* start *

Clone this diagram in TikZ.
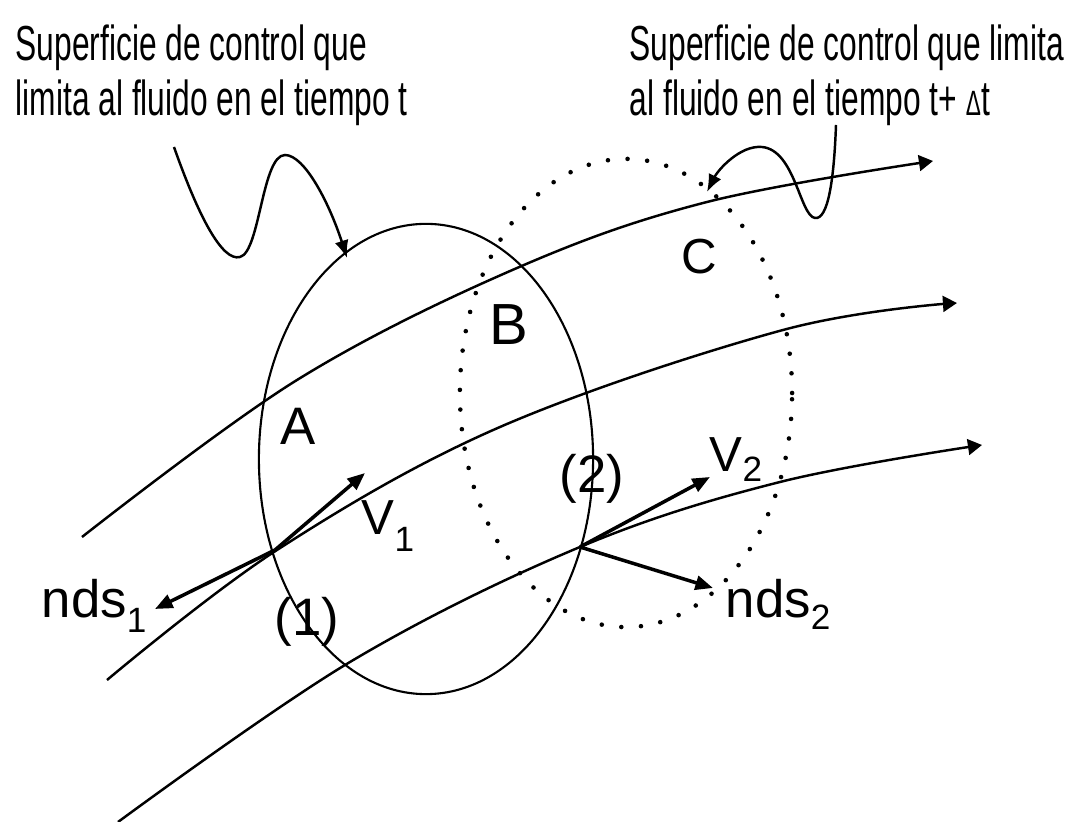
\documentclass[tikz,border=0pt]{standalone}
\usepackage{fontspec}
\setmainfont{Liberation Sans}
\newfontfamily\estrecha[FakeStretch=0.645]{Liberation Sans}
\usetikzlibrary{arrows.meta}
\newcommand{\subi}[2][4pt]{\raisebox{-#1}{\fontsize{10}{12}\selectfont #2}}

\begin{document}
\begin{tikzpicture}[x=0.01cm, y=-0.01cm,
  nota/.style={anchor=north west, inner sep=0pt, align=left,
    font=\estrecha\fontsize{14}{15.8}\selectfont},
  etiqueta/.style={inner sep=0pt, anchor=base, font=\fontsize{15}{18}\selectfont},
  linea/.style={line width=0.7pt, -{Triangle[length=4pt,width=4.5pt]}},
  vector/.style={line width=1pt, -{Triangle[length=5pt,width=4pt]}},
  indicador/.style={line width=0.7pt, -{Latex[length=5pt,width=4pt]}},
  superficie/.style={line width=0.6pt},
  punteada/.style={line width=1.3pt, line cap=round, dash pattern=on 0pt off 5.6pt}
]
\useasboundingbox (0,0) rectangle (1078,822);

\node[nota] (textoT) at (15,24) {Superficie de control que\\limita al fluido en el tiempo t};
\node[nota] (textoDT) at (629,24) {Superficie de control que limita\\al fluido en el tiempo t+ {\fontsize{10}{12}\selectfont Δ}t};

\draw[superficie] (426,459) ellipse [x radius=1.67cm, y radius=2.35cm];
\draw[punteada] (626,393) ellipse [x radius=1.66cm, y radius=2.34cm];

\draw[linea] plot[smooth, tension=0.6] coordinates {(82,537) (297,380) (517,268) (707,202) (933,161)};
\draw[linea] plot[smooth, tension=0.6] coordinates {(107,680) (277,550) (500,427) (783,330) (957,303)};
\draw[linea] plot[smooth, tension=0.6] coordinates {(118,822) (350,662) (580,547) (780,482) (982,445)};

\coordinate (iniT) at (174,147);
\coordinate (finT) at (347,258);
\draw[indicador] (iniT) .. controls (198,215) and (222,262) .. (240,257)
  .. controls (260,252) and (262,155) .. (285,155)
  .. controls (305,155) and (330,205) .. (finT);
\coordinate (iniDT) at (836,125);
\coordinate (finDT) at (707,192);
\draw[indicador] (iniDT) .. controls (834,180) and (828,220) .. (815,218)
  .. controls (800,216) and (795,150) .. (762,147)
  .. controls (740,145) and (718,170) .. (finDT);

\coordinate (p1) at (275,550);
\coordinate (p2) at (580,547);
\coordinate (v1fin) at (365,473);
\coordinate (n1fin) at (155,609);
\coordinate (v2fin) at (710,477);
\coordinate (n2fin) at (713,588);
\draw[vector] (p1) -- (v1fin);
\draw[vector] (p1) -- (n1fin);
\draw[vector] (p2) -- (v2fin);
\draw[vector] (p2) -- (n2fin);

\node[etiqueta] (regA) at (298,445) {A};
\node[etiqueta, font=\fontsize{16.5}{20}\selectfont] (regB) at (509,345) {B};
\node[etiqueta, font=\fontsize{14}{17}\selectfont] (regC) at (699,274) {C};
\node[etiqueta] (sec1) at (307,636) {(1)};
\node[etiqueta] (sec2) at (592,493) {(2)};
\node[etiqueta, anchor=base west, font=\fontsize{14}{17}\selectfont] (v1) at (361,535) {V\subi[4.8pt]{1}};
\node[etiqueta, anchor=base west, font=\fontsize{14}{17}\selectfont] (v2) at (709,472) {V\subi[2.8pt]{2}};
\node[etiqueta, anchor=base west] (nds1) at (41,618) {nds\subi{1}};
\node[etiqueta, anchor=base west] (nds2) at (725,618) {nds\subi[3.4pt]{2}};
\end{tikzpicture}
\end{document}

* end *

Work to complete:
Repeat the listing verbatim. Skip the pictures.

Written response:
Clone this diagram in TikZ.
\documentclass[tikz,border=0pt]{standalone}
\usepackage{fontspec}
\setmainfont{Liberation Sans}
\newfontfamily\estrecha[FakeStretch=0.645]{Liberation Sans}
\usetikzlibrary{arrows.meta}
\newcommand{\subi}[2][4pt]{\raisebox{-#1}{\fontsize{10}{12}\selectfont #2}}

\begin{document}
\begin{tikzpicture}[x=0.01cm, y=-0.01cm,
  nota/.style={anchor=north west, inner sep=0pt, align=left,
    font=\estrecha\fontsize{14}{15.8}\selectfont},
  etiqueta/.style={inner sep=0pt, anchor=base, font=\fontsize{15}{18}\selectfont},
  linea/.style={line width=0.7pt, -{Triangle[length=4pt,width=4.5pt]}},
  vector/.style={line width=1pt, -{Triangle[length=5pt,width=4pt]}},
  indicador/.style={line width=0.7pt, -{Latex[length=5pt,width=4pt]}},
  superficie/.style={line width=0.6pt},
  punteada/.style={line width=1.3pt, line cap=round, dash pattern=on 0pt off 5.6pt}
]
\useasboundingbox (0,0) rectangle (1078,822);

\node[nota] (textoT) at (15,24) {Superficie de control que\\limita al fluido en el tiempo t};
\node[nota] (textoDT) at (629,24) {Superficie de control que limita\\al fluido en el tiempo t+ {\fontsize{10}{12}\selectfont Δ}t};

\draw[superficie] (426,459) ellipse [x radius=1.67cm, y radius=2.35cm];
\draw[punteada] (626,393) ellipse [x radius=1.66cm, y radius=2.34cm];

\draw[linea] plot[smooth, tension=0.6] coordinates {(82,537) (297,380) (517,268) (707,202) (933,161)};
\draw[linea] plot[smooth, tension=0.6] coordinates {(107,680) (277,550) (500,427) (783,330) (957,303)};
\draw[linea] plot[smooth, tension=0.6] coordinates {(118,822) (350,662) (580,547) (780,482) (982,445)};

\coordinate (iniT) at (174,147);
\coordinate (finT) at (347,258);
\draw[indicador] (iniT) .. controls (198,215) and (222,262) .. (240,257)
  .. controls (260,252) and (262,155) .. (285,155)
  .. controls (305,155) and (330,205) .. (finT);
\coordinate (iniDT) at (836,125);
\coordinate (finDT) at (707,192);
\draw[indicador] (iniDT) .. controls (834,180) and (828,220) .. (815,218)
  .. controls (800,216) and (795,150) .. (762,147)
  .. controls (740,145) and (718,170) .. (finDT);

\coordinate (p1) at (275,550);
\coordinate (p2) at (580,547);
\coordinate (v1fin) at (365,473);
\coordinate (n1fin) at (155,609);
\coordinate (v2fin) at (710,477);
\coordinate (n2fin) at (713,588);
\draw[vector] (p1) -- (v1fin);
\draw[vector] (p1) -- (n1fin);
\draw[vector] (p2) -- (v2fin);
\draw[vector] (p2) -- (n2fin);

\node[etiqueta] (regA) at (298,445) {A};
\node[etiqueta, font=\fontsize{16.5}{20}\selectfont] (regB) at (509,345) {B};
\node[etiqueta, font=\fontsize{14}{17}\selectfont] (regC) at (699,274) {C};
\node[etiqueta] (sec1) at (307,636) {(1)};
\node[etiqueta] (sec2) at (592,493) {(2)};
\node[etiqueta, anchor=base west, font=\fontsize{14}{17}\selectfont] (v1) at (361,535) {V\subi[4.8pt]{1}};
\node[etiqueta, anchor=base west, font=\fontsize{14}{17}\selectfont] (v2) at (709,472) {V\subi[2.8pt]{2}};
\node[etiqueta, anchor=base west] (nds1) at (41,618) {nds\subi{1}};
\node[etiqueta, anchor=base west] (nds2) at (725,618) {nds\subi[3.4pt]{2}};
\end{tikzpicture}
\end{document}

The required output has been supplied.